STATED EXERCISE ->
Below are entries. Give back exactly the lines from the one containing "Give me the" through the one containing "const labrErr = [0.6, 13.2];", inclusive, without the pictures.

━━━━━ EXTRACTED MATERIAL ━━━━━

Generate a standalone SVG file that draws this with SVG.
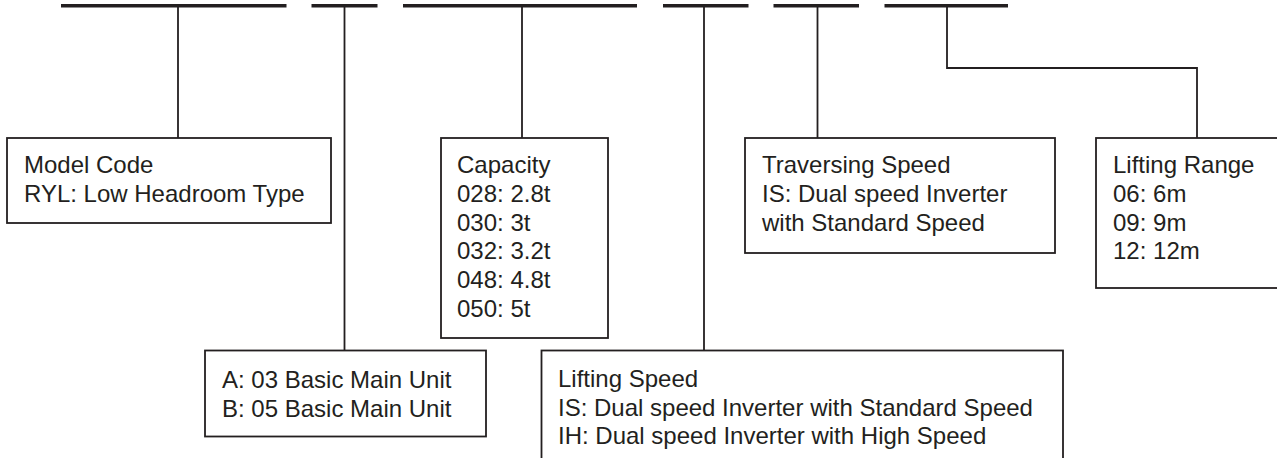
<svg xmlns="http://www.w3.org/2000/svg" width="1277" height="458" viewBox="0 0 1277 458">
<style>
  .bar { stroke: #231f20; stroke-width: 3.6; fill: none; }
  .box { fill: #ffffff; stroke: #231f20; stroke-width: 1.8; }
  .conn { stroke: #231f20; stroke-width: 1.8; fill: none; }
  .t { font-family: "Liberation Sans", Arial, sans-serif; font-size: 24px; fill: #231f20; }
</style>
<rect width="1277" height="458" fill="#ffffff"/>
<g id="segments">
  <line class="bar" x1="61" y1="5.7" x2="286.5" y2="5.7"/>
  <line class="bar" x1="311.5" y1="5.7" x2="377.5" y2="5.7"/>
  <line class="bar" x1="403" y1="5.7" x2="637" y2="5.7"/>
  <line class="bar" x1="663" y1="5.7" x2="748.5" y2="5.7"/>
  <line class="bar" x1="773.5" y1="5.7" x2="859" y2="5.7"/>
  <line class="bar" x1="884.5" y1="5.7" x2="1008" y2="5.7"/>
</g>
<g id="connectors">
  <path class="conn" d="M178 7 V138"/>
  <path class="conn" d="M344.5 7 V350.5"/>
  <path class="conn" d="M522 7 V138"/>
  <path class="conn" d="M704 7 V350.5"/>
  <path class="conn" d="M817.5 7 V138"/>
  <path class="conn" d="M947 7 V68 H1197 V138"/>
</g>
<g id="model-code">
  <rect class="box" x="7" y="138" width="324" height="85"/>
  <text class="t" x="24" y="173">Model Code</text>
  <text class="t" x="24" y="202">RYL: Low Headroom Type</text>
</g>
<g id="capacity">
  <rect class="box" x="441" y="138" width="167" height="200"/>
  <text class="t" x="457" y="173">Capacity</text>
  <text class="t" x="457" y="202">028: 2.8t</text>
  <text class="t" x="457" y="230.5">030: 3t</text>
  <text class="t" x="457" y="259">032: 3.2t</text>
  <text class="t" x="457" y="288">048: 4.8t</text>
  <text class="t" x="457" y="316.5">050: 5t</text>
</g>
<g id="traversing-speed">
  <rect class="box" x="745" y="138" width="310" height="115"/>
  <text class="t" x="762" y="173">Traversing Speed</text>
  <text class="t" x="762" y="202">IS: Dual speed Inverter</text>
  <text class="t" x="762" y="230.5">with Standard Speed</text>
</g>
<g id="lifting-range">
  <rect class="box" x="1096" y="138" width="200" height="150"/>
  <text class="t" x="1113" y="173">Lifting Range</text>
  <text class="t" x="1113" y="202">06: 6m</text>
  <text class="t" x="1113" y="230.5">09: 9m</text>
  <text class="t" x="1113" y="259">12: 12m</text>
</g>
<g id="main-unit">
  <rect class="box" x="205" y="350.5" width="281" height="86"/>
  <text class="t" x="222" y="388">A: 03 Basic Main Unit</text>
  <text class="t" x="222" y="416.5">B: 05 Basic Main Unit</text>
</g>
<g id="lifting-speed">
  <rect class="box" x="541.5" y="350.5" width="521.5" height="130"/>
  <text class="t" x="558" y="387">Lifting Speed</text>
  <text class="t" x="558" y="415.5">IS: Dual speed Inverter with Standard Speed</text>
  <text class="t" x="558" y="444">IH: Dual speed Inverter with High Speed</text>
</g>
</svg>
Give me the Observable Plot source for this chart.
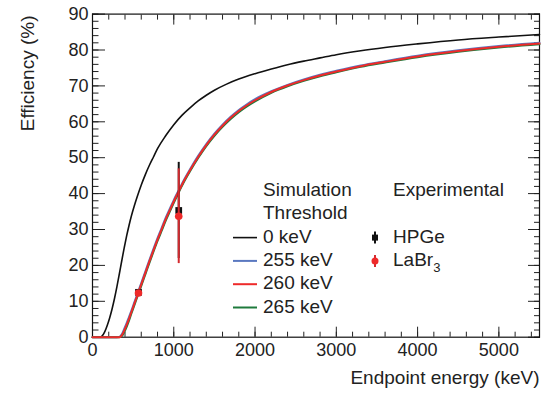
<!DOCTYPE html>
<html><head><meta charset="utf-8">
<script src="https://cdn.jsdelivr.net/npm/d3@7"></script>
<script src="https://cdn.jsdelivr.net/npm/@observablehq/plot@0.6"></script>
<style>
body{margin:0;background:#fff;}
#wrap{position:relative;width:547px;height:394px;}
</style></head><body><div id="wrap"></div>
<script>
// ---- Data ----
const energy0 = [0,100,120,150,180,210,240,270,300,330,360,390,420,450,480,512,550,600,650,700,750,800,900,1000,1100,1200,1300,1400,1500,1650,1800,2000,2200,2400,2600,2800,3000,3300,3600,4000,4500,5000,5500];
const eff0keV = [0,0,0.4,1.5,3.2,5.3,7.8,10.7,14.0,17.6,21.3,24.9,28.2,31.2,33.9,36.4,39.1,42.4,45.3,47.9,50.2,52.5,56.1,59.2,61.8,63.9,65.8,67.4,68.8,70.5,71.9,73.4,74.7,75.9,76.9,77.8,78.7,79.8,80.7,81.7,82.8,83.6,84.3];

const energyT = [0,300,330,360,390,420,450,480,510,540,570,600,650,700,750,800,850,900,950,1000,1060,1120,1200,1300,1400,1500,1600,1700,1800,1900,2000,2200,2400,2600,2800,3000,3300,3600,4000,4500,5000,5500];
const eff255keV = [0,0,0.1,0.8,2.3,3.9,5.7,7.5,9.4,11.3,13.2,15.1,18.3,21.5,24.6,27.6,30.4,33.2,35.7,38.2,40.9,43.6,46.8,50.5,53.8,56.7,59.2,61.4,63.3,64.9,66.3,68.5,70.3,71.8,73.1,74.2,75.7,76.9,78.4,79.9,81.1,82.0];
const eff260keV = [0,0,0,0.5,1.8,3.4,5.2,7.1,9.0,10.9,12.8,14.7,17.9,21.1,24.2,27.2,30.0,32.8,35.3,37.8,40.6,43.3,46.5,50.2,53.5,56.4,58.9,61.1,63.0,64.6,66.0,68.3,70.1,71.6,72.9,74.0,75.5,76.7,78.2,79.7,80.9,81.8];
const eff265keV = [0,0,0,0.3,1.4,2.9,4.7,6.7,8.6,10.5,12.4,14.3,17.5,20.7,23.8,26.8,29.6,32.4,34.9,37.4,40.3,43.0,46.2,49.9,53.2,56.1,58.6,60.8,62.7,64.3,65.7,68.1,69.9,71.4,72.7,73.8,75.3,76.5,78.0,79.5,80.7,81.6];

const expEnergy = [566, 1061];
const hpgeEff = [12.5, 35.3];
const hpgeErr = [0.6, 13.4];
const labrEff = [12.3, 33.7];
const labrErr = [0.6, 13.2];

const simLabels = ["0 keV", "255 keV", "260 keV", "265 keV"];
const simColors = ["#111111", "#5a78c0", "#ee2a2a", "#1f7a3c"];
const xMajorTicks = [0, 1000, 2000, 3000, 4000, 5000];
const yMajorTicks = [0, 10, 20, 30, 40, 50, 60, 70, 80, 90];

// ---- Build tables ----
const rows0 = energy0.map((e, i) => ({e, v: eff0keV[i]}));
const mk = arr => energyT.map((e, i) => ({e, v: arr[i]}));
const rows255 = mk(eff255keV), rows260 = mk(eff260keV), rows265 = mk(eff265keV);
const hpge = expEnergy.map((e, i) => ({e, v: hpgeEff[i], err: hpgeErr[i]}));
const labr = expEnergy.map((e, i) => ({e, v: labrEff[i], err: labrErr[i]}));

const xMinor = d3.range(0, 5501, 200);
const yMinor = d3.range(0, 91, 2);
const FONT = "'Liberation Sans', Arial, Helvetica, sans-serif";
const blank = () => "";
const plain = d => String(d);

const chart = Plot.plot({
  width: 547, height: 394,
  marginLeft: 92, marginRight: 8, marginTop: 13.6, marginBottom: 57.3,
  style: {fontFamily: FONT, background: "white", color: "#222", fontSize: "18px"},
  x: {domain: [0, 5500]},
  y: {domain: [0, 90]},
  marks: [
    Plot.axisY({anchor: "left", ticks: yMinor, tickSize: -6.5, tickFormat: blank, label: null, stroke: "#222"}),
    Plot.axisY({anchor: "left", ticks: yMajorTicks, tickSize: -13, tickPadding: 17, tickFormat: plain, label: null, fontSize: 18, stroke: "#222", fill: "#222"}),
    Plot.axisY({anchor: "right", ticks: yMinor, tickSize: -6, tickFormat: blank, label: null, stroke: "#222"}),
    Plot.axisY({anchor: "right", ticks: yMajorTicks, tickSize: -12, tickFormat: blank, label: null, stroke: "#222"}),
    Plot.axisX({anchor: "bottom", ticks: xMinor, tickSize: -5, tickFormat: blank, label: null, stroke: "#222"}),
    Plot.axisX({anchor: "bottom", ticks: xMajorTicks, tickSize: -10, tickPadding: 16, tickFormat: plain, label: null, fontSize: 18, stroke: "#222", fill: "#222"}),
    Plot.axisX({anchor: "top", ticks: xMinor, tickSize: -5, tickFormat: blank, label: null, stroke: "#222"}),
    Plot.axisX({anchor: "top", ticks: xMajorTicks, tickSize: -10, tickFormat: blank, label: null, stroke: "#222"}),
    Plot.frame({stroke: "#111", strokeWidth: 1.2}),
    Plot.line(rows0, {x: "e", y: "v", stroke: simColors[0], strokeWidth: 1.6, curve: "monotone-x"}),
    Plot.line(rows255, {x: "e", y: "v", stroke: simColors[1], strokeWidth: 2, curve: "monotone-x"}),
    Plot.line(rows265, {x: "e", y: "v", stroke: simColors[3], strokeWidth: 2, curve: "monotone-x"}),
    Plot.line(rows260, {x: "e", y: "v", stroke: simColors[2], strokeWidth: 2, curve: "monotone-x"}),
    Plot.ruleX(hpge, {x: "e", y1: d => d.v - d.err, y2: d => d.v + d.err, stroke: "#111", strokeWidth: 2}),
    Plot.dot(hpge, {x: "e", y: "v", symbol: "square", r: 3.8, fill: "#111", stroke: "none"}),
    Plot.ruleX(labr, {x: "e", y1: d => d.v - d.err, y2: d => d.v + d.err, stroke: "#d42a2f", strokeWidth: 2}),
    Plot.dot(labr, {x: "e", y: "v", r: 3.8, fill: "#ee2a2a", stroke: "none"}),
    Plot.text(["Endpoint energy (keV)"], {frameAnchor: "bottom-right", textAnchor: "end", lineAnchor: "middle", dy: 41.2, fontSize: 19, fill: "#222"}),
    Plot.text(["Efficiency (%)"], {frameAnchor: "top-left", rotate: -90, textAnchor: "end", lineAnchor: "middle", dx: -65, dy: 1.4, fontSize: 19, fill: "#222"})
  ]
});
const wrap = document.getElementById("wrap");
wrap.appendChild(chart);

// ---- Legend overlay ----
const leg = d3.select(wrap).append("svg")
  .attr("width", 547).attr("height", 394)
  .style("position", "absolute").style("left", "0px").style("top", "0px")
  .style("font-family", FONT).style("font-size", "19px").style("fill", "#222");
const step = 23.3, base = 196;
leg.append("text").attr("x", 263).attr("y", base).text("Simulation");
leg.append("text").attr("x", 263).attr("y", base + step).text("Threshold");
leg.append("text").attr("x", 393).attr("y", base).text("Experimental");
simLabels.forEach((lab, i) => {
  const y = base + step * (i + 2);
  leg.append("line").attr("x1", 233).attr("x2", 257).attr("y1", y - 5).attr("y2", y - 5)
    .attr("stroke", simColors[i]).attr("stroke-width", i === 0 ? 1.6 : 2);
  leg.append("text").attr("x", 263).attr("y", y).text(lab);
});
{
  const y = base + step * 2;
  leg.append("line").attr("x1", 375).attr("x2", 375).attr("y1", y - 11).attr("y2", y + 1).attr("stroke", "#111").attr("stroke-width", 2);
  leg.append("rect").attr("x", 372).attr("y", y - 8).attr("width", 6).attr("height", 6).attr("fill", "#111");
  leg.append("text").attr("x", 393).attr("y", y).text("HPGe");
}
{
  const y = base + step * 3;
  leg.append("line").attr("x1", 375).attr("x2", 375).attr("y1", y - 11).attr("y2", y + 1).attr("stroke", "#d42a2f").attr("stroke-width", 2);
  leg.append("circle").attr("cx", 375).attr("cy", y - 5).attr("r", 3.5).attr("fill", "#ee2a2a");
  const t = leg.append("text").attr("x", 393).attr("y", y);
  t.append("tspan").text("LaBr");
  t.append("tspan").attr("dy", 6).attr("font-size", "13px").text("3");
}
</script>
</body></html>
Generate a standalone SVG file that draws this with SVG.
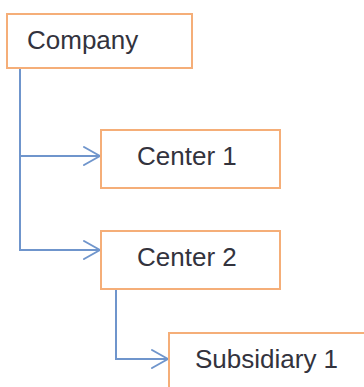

━━━━━

RESPONSE TO THE TASK ->
Give me the Observable Plot source for this chart.
<!DOCTYPE html>
<html><head><meta charset="utf-8">
<script src="https://cdn.jsdelivr.net/npm/d3@7"></script>
<script src="https://cdn.jsdelivr.net/npm/@observablehq/plot@0.6"></script>
<style>
body{margin:0;background:#fff;}
#wrap{position:relative;width:547px;height:394px;}
</style></head><body><div id="wrap"></div>
<script>
// ---- Data ----
const energy0 = [0,100,120,150,180,210,240,270,300,330,360,390,420,450,480,512,550,600,650,700,750,800,900,1000,1100,1200,1300,1400,1500,1650,1800,2000,2200,2400,2600,2800,3000,3300,3600,4000,4500,5000,5500];
const eff0keV = [0,0,0.4,1.5,3.2,5.3,7.8,10.7,14.0,17.6,21.3,24.9,28.2,31.2,33.9,36.4,39.1,42.4,45.3,47.9,50.2,52.5,56.1,59.2,61.8,63.9,65.8,67.4,68.8,70.5,71.9,73.4,74.7,75.9,76.9,77.8,78.7,79.8,80.7,81.7,82.8,83.6,84.3];

const energyT = [0,300,330,360,390,420,450,480,510,540,570,600,650,700,750,800,850,900,950,1000,1060,1120,1200,1300,1400,1500,1600,1700,1800,1900,2000,2200,2400,2600,2800,3000,3300,3600,4000,4500,5000,5500];
const eff255keV = [0,0,0.1,0.8,2.3,3.9,5.7,7.5,9.4,11.3,13.2,15.1,18.3,21.5,24.6,27.6,30.4,33.2,35.7,38.2,40.9,43.6,46.8,50.5,53.8,56.7,59.2,61.4,63.3,64.9,66.3,68.5,70.3,71.8,73.1,74.2,75.7,76.9,78.4,79.9,81.1,82.0];
const eff260keV = [0,0,0,0.5,1.8,3.4,5.2,7.1,9.0,10.9,12.8,14.7,17.9,21.1,24.2,27.2,30.0,32.8,35.3,37.8,40.6,43.3,46.5,50.2,53.5,56.4,58.9,61.1,63.0,64.6,66.0,68.3,70.1,71.6,72.9,74.0,75.5,76.7,78.2,79.7,80.9,81.8];
const eff265keV = [0,0,0,0.3,1.4,2.9,4.7,6.7,8.6,10.5,12.4,14.3,17.5,20.7,23.8,26.8,29.6,32.4,34.9,37.4,40.3,43.0,46.2,49.9,53.2,56.1,58.6,60.8,62.7,64.3,65.7,68.1,69.9,71.4,72.7,73.8,75.3,76.5,78.0,79.5,80.7,81.6];

const expEnergy = [566, 1061];
const hpgeEff = [12.5, 35.3];
const hpgeErr = [0.6, 13.4];
const labrEff = [12.3, 33.7];
const labrErr = [0.6, 13.2];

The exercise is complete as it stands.